Looking Back & Forth

It’s very difficult to routinely switch gears between inward-facing and outward-facing responsibilities in an organization. One minute, you’re hunting outside for growth opportunities. Next, you’re back home taking care of chores and drama. It takes a special kind of person to juggle both simultaneously and not twist his or her head off looking back and forth all the time. One of my mentors in college made a point to hunt outside in the morning and clean up internal messes in the afternoon. By batching his processes, he was able to oversee a very large company and scale it with relative stability. I struggle to build that structure into my day-to-day management, but I see how necessary it is to find focus and routine in your operations.

True Transparency

I hear a lot of companies toss it around – a buzz word like “web 2.0” and “organic.” Think you’re transparent? Call me crazy, but the following things mean “transparent” to me:

  • Total access to numbers and data
  • Public punishment and public reward
  • Open doors (or none at all)
  • No hierarchy, only leadership
  • Forgiveness, not permission
  • Strong communication
  • Free-flowing ideas

While company culture stands to benefit from it, transparency may not work for everyone. Apple is doing just fine without it. If you cannot accept the list above, do not pretend to embrace transparency.

A Job Without A Boss

Valve, the company famous for the Half Life, Portal and Left for Dead game series, is a rare gem indeed. From top to bottom, Valve prides itself on not having managers. Financed personally, the founders never had anyone else to answer to (except, of course, their customers). Within the organization, employees live and breathe a “flat” mantra – everyone is equal and autonomous. Teams form organically without assignments, no one serves anyone else, peers measure performance and everyone ranks each other for salary bumps. While somewhat anarchistic and inefficient, this chaotic and creative environment continues to birth instant classics. Valve releases nothing until it’s perfect. While this may sound idyllic and utopian, it’s actually working for them. I encourage you to read Valve’s Handbook for New Employees to learn more. Can this model apply to other organizations and industries?

Love

People matter. Not process. Not systems. Not politics. Not technology. Your users or customers matter, not your product. Conversation matters, not social media or tools. Your employees matter, not your organization. Without people, none of these things would exist. Without people, you would be alone. Without people, what’s the point?

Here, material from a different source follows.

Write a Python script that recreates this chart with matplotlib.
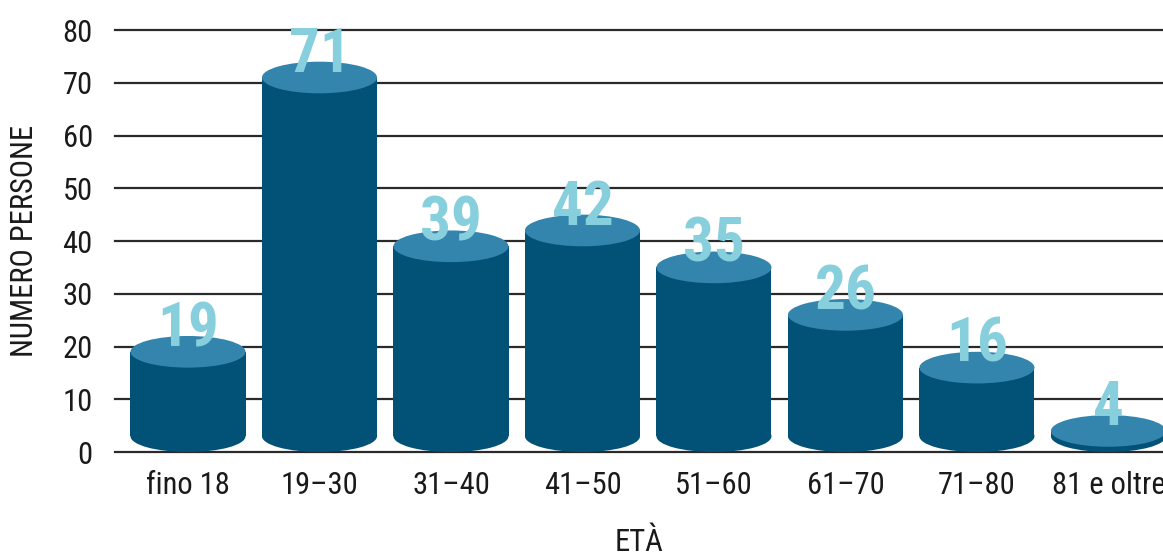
import matplotlib
matplotlib.use("Agg")
import matplotlib.pyplot as plt
from matplotlib.patches import Ellipse, Rectangle

categories = ["fino 18", "19–30", "31–40", "41–50", "51–60", "61–70", "71–80", "81 e oltre"]
values = [19, 71, 39, 42, 35, 26, 16, 4]
yticks = [0, 10, 20, 30, 40, 50, 60, 70, 80]

BODY = "#025176"
TOP = "#3385AE"
LABEL = "#88CFDE"
GRID = "#2a2a2a"
TEXT = "#1a1a1a"

fam = ["Roboto Condensed", "Liberation Sans", "DejaVu Sans"]
plt.rcParams["font.family"] = fam

fig = plt.figure(figsize=(11.63, 5.56), dpi=100)
ax = fig.add_axes([0.0989, 0.187, 0.9011, 0.759])
ax.set_xlim(-0.555, 7.415)
ax.set_ylim(0, 80)

for y in yticks:
    ax.axhline(y, color=GRID, lw=1.6, zorder=1, clip_on=False)

w = 0.875
eh = 6.0
base = 3.0
for i, v in enumerate(values):
    ax.add_patch(Rectangle((i - w / 2, base), w, v - base, facecolor=BODY, edgecolor="none", zorder=2))
    ax.add_patch(Ellipse((i, base), w, eh, facecolor=BODY, edgecolor="none", zorder=2))
    ax.add_patch(Ellipse((i, v), w, eh, facecolor=TOP, edgecolor="none", zorder=3))
    ax.text(i, v + 4.3, str(v), ha="center", va="center", color=LABEL,
            fontsize=44, fontweight="bold", zorder=4, family=fam)

ax.set_yticks(yticks)
ax.set_yticklabels([str(t) for t in yticks], fontsize=22, color=TEXT)
ax.set_xticks(range(len(categories)))
ax.set_xticklabels(categories, fontsize=22, color=TEXT)
ax.tick_params(axis="both", length=0)
ax.tick_params(axis="y", pad=16)
ax.tick_params(axis="x", pad=14)
for s in ax.spines.values():
    s.set_visible(False)

ax.set_ylabel("NUMERO PERSONE", fontsize=22, color=TEXT)
ax.yaxis.set_label_coords(-0.073, 0.5)
ax.set_xlabel("ETÀ", fontsize=22, color=TEXT, labelpad=20)

fig.savefig("out.png", dpi=100)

Take care of people. If you do, people will take care of you. What goes around really does come around. Don’t expect a return on your compassion – that defeats the point. But love with all your heart. Show everyone an unconstrained level of compassion. Let them know you care. Let them know they are important to you. Put them first. Love your friends, your family, your team. Love, even when you do not feel loved. Love helps your world go ‘round.

Forgive

People who make mistakes and take them to heart spend enough time beating themselves up over it. It rarely makes sense to me to beat them up further. Punishment, scolding or worse can only make you look like a heartless and inconsiderate fool. If the mistaker openly acknowledges his or her mistake and you understand how the mistake was made, forgive the person and work together to find a solution.

People who make mistakes without notice or care do not deserve the same level of forgiveness. Far more fair to forgive a blooper than sheer ignorance and neglect. When running an organization, tolerance for miscalculations herein can only go so far. Make little room for bad attitudes, denial or blame. If a member of your team cannot accept mistakes as valuable learning or growing experiences, you do not want him or her on the team.